A Componente 19 do PRR refere-se à Administração Pública e prevê a implementação de uma reforma para a sua reorganização funcional e orgânica, na qual é proposto o reforço dos serviços com funções estratégicas, de estudo, de planeamento e de avaliação. No que ao SNS se refere esta medida poderá contribuir para:

  • Constituir um gabinete permanente dedicado ao planeamento plurianual, conceção/avaliação e estatísticas bem como de acompanhamento das instalações e dos equipamentos de saúde, de apoio ao responsável pela tutela da saúde, que concentre os profissionais de engenharia e de arquitetura dedicados às estruturas de saúde que se encontram dispersos pelos diversos níveis da administração pública.
  • Perspetivar os meios necessários ao incremento de Serviços Locais de Saúde que constituam a base de uma organização articulada e em rede para um SNS mais próximo das necessidades populacionais.

 

Comentários finais

Na reforma dos cuidados de saúde primários encontra-se prevista a descentralização de competências para as autarquias, designadamente nas respostas de proximidade como a domiciliação; a desinstitucionalização e a ambulatorização. Sendo certo que é necessário envolver as autarquias nos processos de saúde é importante fazê-lo de uma forma articulada e colaborativa garantindo que o SNS não se transforma numa entidade a 308 velocidades, dependente de orçamentos e interesses municipais e de “outsourcings” (in)convenientes. A municipalização da saúde é o contrário da cooperação e da participação.
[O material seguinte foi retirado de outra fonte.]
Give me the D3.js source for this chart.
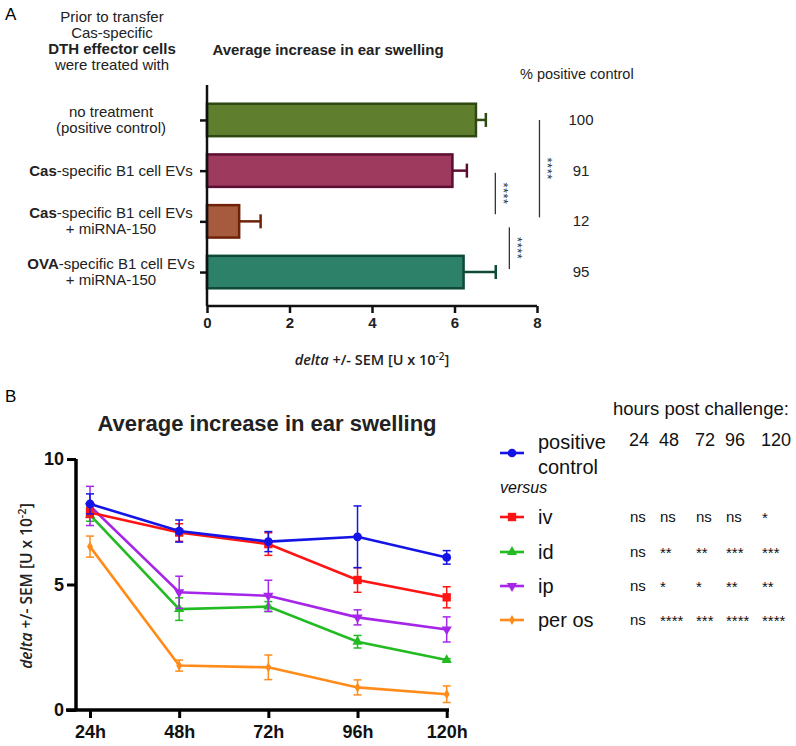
<!DOCTYPE html>
<html>
<head>
<meta charset="utf-8">
<script src="https://cdn.jsdelivr.net/npm/d3@7"></script>
<style>
  html, body { margin: 0; padding: 0; background: #fff; }
  svg { display: block; font-family: "Liberation Sans", Arial, sans-serif; }
</style>
</head>
<body>
<svg id="chart" width="796" height="746"></svg>
<script>
// ---------- Panel A data ----------
const barCategories = ["no treatment", "Cas B1 EVs", "Cas B1 EVs + miRNA-150", "OVA B1 EVs + miRNA-150"];
const barLabelLines = [
  [[{t:"no treatment", b:false}], [{t:"(positive control)", b:false}]],
  [[{t:"Cas", b:true}, {t:"-specific B1 cell EVs", b:false}]],
  [[{t:"Cas", b:true}, {t:"-specific B1 cell EVs", b:false}], [{t:"+ miRNA-150", b:false}]],
  [[{t:"OVA", b:true}, {t:"-specific B1 cell EVs", b:false}], [{t:"+ miRNA-150", b:false}]]
];
const barValues = [6.52, 5.95, 0.78, 6.22];
const barErrors = [0.24, 0.35, 0.52, 0.78];
const barPercent = ["100", "91", "12", "95"];
const barFill = ["#5f7f2f", "#9e3a5e", "#a65a3e", "#2d8169"];
const barStroke = ["#2e4a12", "#5c0f32", "#6e2208", "#0f4a36"];
const barXTicks = [0, 2, 4, 6, 8];
const sigComparisons = [
  {from: 1, to: 2, x: 6.99, label: "****", off0: 2, off1: -7},
  {from: 0, to: 2, x: 8.06, label: "****", off0: 0, off1: -4},
  {from: 2, to: 3, x: 7.33, label: "****", off0: 6, off1: -3}
];

// ---------- Panel B data ----------
const timepoints = ["24h", "48h", "72h", "96h", "120h"];
const yTicksB = [0, 5, 10];
const seriesNames = ["positive control", "iv", "id", "ip", "per os"];
const seriesColors = ["#1414e6", "#ff1414", "#22bb22", "#a526e8", "#ff8c1a"];
const seriesSymbols = ["circle", "square", "triangle", "triangleDown", "diamond"];
const posControl = [8.21, 7.13, 6.71, 6.90, 6.08];
const posControlErr = [0.40, 0.44, 0.40, 1.23, 0.27];
const ivValues = [7.87, 7.07, 6.61, 5.18, 4.49];
const ivErr = [0.20, 0.35, 0.45, 0.49, 0.42];
const idValues = [7.77, 4.02, 4.12, 2.72, 1.99];
const idErr = [0.25, 0.45, 0.20, 0.25, 0.05];
const ipValues = [8.13, 4.69, 4.55, 3.69, 3.21];
const ipErr = [0.78, 0.64, 0.62, 0.30, 0.50];
const perOsValues = [6.51, 1.77, 1.70, 0.90, 0.63];
const perOsErr = [0.42, 0.22, 0.49, 0.30, 0.33];
const hoursHeader = ["24", "48", "72", "96", "120"];
const sigIv = ["ns", "ns", "ns", "ns", "*"];
const sigId = ["ns", "**", "**", "***", "***"];
const sigIp = ["ns", "*", "*", "**", "**"];
const sigPerOs = ["ns", "****", "***", "****", "****"];

const svg = d3.select("#chart");

// =============== PANEL A ===============
svg.append("text").attr("x", 5).attr("y", 20).attr("font-size", 17).text("A");

const introLines = [
  {t: "Prior to transfer", b: false},
  {t: "Cas-specific", b: false},
  {t: "DTH effector cells", b: true},
  {t: "were treated with", b: false}
];
introLines.forEach((l, i) => {
  svg.append("text").attr("x", 112).attr("y", 22 + i * 16)
    .attr("text-anchor", "middle").attr("font-size", 15)
    .attr("font-weight", l.b ? "bold" : "normal").attr("fill", "#222").text(l.t);
});

svg.append("text").attr("x", 328).attr("y", 55).attr("text-anchor", "middle")
  .attr("font-size", 15).attr("font-weight", "bold").attr("fill", "#222")
  .text("Average increase in ear swelling");

svg.append("text").attr("x", 520).attr("y", 79).attr("font-size", 14.5)
  .attr("fill", "#222").text("% positive control");

const xA = d3.scaleLinear().domain([0, 8]).range([207, 537]);
const yA = d3.scalePoint().domain(barCategories).range([94.6, 297.4]).padding(0.5);
const barH = yA.step() * 0.64;

// bars
const gA = svg.append("g");
barCategories.forEach((c, i) => {
  const yc = yA(c);
  gA.append("line").attr("x1", xA(barValues[i])).attr("x2", xA(barValues[i] + barErrors[i]))
    .attr("y1", yc).attr("y2", yc).attr("stroke", barStroke[i]).attr("stroke-width", 2.5);
  gA.append("line").attr("x1", xA(barValues[i] + barErrors[i])).attr("x2", xA(barValues[i] + barErrors[i]))
    .attr("y1", yc - 7).attr("y2", yc + 7).attr("stroke", barStroke[i]).attr("stroke-width", 2.5);
  gA.append("rect").attr("x", xA(0)).attr("y", yc - barH / 2)
    .attr("width", xA(barValues[i]) - xA(0)).attr("height", barH)
    .attr("fill", barFill[i]).attr("stroke", barStroke[i]).attr("stroke-width", 2.5);
  svg.append("text").attr("x", 581).attr("y", yc + 5).attr("text-anchor", "middle")
    .attr("font-size", 15).attr("fill", "#222").text(barPercent[i]);
  const lines = barLabelLines[i];
  const y0 = yc - (lines.length - 1) * 8 + 5;
  lines.forEach((ln, j) => {
    const t = svg.append("text").attr("x", 111).attr("y", y0 + j * 16)
      .attr("text-anchor", "middle").attr("font-size", 15).attr("fill", "#222");
    ln.forEach(seg => t.append("tspan").attr("font-weight", seg.b ? "bold" : "normal").text(seg.t));
  });
});

// axes A
const xAxisA = d3.axisBottom(xA).tickValues(barXTicks).tickSize(7).tickFormat(d3.format("d"));
const gxA = svg.append("g").attr("transform", "translate(0,306)").call(xAxisA);
gxA.select(".domain").attr("d", `M${xA(0)},0H${xA(8)}`).attr("stroke", "#111").attr("stroke-width", 2.5);
gxA.selectAll(".tick line").attr("stroke", "#111").attr("stroke-width", 2.5);
gxA.selectAll(".tick text").attr("font-size", 15).attr("font-weight", "bold").attr("fill", "#222")
  .attr("font-family", "Liberation Sans, Arial, sans-serif").attr("y", 11);

const yAxisA = d3.axisLeft(yA).tickSize(7).tickFormat("");
const gyA = svg.append("g").attr("transform", `translate(${xA(0)},0)`).call(yAxisA);
gyA.select(".domain").attr("d", "M0,85V306").attr("stroke", "#111").attr("stroke-width", 2.5);
gyA.selectAll(".tick line").attr("stroke", "#111").attr("stroke-width", 2.5);

const xlabA = svg.append("text").attr("x", 372).attr("y", 365).attr("text-anchor", "middle")
  .attr("font-family", "Open Sans, sans-serif").attr("font-size", 14.5).attr("font-weight", 600).attr("fill", "#222");
xlabA.append("tspan").attr("font-style", "italic").text("delta");
xlabA.append("tspan").text(" +/- SEM [U x 10");
xlabA.append("tspan").attr("font-size", 10).attr("dy", -5).text("-2");
xlabA.append("tspan").attr("dy", 5).text("]");

// significance brackets
sigComparisons.forEach(s => {
  const x = xA(s.x);
  const ya = yA(barCategories[s.from]) + s.off0;
  const yb = yA(barCategories[s.to]) + s.off1;
  svg.append("line").attr("x1", x).attr("x2", x).attr("y1", ya).attr("y2", yb)
    .attr("stroke", "#333").attr("stroke-width", 1.3);
  const cy = (ya + yb) / 2;
  svg.append("text").attr("transform", `translate(${x + 4},${cy}) rotate(90)`)
    .attr("text-anchor", "middle").attr("font-size", 13).attr("fill", "#333")
    .attr("letter-spacing", 0.5).text(s.label);
});

// =============== PANEL B ===============
svg.append("text").attr("x", 5).attr("y", 402).attr("font-size", 17).text("B");
svg.append("text").attr("x", 267).attr("y", 431).attr("text-anchor", "middle")
  .attr("font-size", 22).attr("font-weight", "bold").attr("fill", "#222")
  .text("Average increase in ear swelling");

const xB = d3.scalePoint().domain(timepoints).range([90, 446.7]);
const yB = d3.scaleLinear().domain([0, 10]).range([710, 459]);

const gxB = svg.append("g").attr("transform", "translate(0,710)")
  .call(d3.axisBottom(xB).tickSize(8));
gxB.select(".domain").attr("d", "M66,0H449").attr("stroke", "#000").attr("stroke-width", 3.5);
gxB.selectAll(".tick line").attr("stroke", "#000").attr("stroke-width", 3);
gxB.selectAll(".tick text").attr("font-size", 18).attr("font-weight", "bold").attr("fill", "#111")
  .attr("font-family", "Liberation Sans, Arial, sans-serif").attr("y", 15);

const gyB = svg.append("g").attr("transform", "translate(76,0)")
  .call(d3.axisLeft(yB).tickValues(yTicksB).tickSize(9));
gyB.select(".domain").attr("d", "M0,459V711").attr("stroke", "#000").attr("stroke-width", 3.5);
gyB.selectAll(".tick line").attr("stroke", "#000").attr("stroke-width", 3);
gyB.selectAll(".tick text").attr("font-size", 18).attr("font-weight", "bold").attr("fill", "#111")
  .attr("font-family", "Liberation Sans, Arial, sans-serif").attr("x", -12);

const ylabB = svg.append("text").attr("transform", "translate(32,586) rotate(-90)")
  .attr("text-anchor", "middle").attr("font-family", "Open Sans, sans-serif")
  .attr("font-size", 15.5).attr("font-weight", 600).attr("fill", "#222");
ylabB.append("tspan").attr("font-style", "italic").text("delta");
ylabB.append("tspan").text(" +/- SEM [U x 10");
ylabB.append("tspan").attr("font-size", 11).attr("dy", -6).text("-2");
ylabB.append("tspan").attr("dy", 6).text("]");

const seriesValues = [posControl, ivValues, idValues, ipValues, perOsValues];
const seriesErrors = [posControlErr, ivErr, idErr, ipErr, perOsErr];
const symbolTypes = {
  circle: d3.symbolCircle, square: d3.symbolSquare, triangle: d3.symbolTriangle,
  triangleDown: d3.symbolTriangle, diamond: d3.symbolDiamond
};
const symbolSizes = {circle: 60, square: 70, triangle: 45, triangleDown: 45, diamond: 30};
function drawSymbol(g, type, x, y, color) {
  const rot = type === "triangleDown" ? 180 : 0;
  g.append("path").attr("d", d3.symbol().type(symbolTypes[type]).size(symbolSizes[type])())
    .attr("transform", `translate(${x},${y}) rotate(${rot})`).attr("fill", color);
}

const drawOrder = [4, 2, 3, 1, 0];
const gLines = svg.append("g");
drawOrder.forEach(si => {
  const vals = seriesValues[si], errs = seriesErrors[si], col = seriesColors[si];
  const g = gLines.append("g");
  vals.forEach((v, i) => {
    const x = xB(timepoints[i]);
    g.append("line").attr("x1", x).attr("x2", x).attr("y1", yB(v - errs[i])).attr("y2", yB(v + errs[i]))
      .attr("stroke", col).attr("stroke-width", 1.5);
    [v - errs[i], v + errs[i]].forEach(e => {
      g.append("line").attr("x1", x - 4).attr("x2", x + 4).attr("y1", yB(e)).attr("y2", yB(e))
        .attr("stroke", col).attr("stroke-width", 1.5);
    });
  });
  g.append("path").datum(vals)
    .attr("d", d3.line().x((d, i) => xB(timepoints[i])).y(d => yB(d)))
    .attr("fill", "none").attr("stroke", col).attr("stroke-width", 2.6);
  vals.forEach((v, i) => drawSymbol(g, seriesSymbols[si], xB(timepoints[i]), yB(v), col));
});

// legend
svg.append("text").attr("x", 613).attr("y", 415).attr("font-size", 18.5).attr("fill", "#111")
  .text("hours post challenge:");
const colX = [629, 659, 695, 725, 761];
hoursHeader.forEach((h, i) => {
  svg.append("text").attr("x", colX[i]).attr("y", 446).attr("font-size", 18).attr("fill", "#111").text(h);
});

const legendRows = [453, 517, 552, 586, 620];
const sigRows = [null, sigIv, sigId, sigIp, sigPerOs];
seriesNames.forEach((n, si) => {
  const y = legendRows[si], col = seriesColors[si];
  svg.append("line").attr("x1", 500).attr("x2", 524).attr("y1", y).attr("y2", y)
    .attr("stroke", col).attr("stroke-width", 2.6);
  drawSymbol(svg, seriesSymbols[si], 512, y, col);
  if (si === 0) {
    svg.append("text").attr("x", 538).attr("y", 449).attr("font-size", 20).attr("fill", "#111").text("positive");
    svg.append("text").attr("x", 538).attr("y", 474).attr("font-size", 20).attr("fill", "#111").text("control");
  } else {
    svg.append("text").attr("x", 538).attr("y", y + 7).attr("font-size", 20).attr("fill", "#111").text(n);
    sigRows[si].forEach((s, i) => {
      const isStar = s.indexOf("*") === 0;
      svg.append("text").attr("x", colX[i] + 1).attr("y", isStar ? y + 6 : y + 5)
        .attr("font-size", 15).attr("fill", "#111").text(s);
    });
  }
});
svg.append("text").attr("x", 500).attr("y", 493).attr("font-size", 16).attr("font-style", "italic")
  .attr("fill", "#111").text("versus");
</script>
</body>
</html>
Representa a pulverização do SNS e dos seus profissionais como (já) se verifica no caso dos assistentes operacionais.

A pandemia de SARS-CoV2 veio (re)demonstrar a importância do SNS.

A pandemia também revelou as suas insuficiências e dificuldades.

Sabendo que é necessária inegável vontade e determinação política para introduzir as modificações que todos os defensores do SNS sabem ser necessárias e em torno das quais se uniram para a aprovação da LBS – Esperemos que o PS esteja à altura do desafio.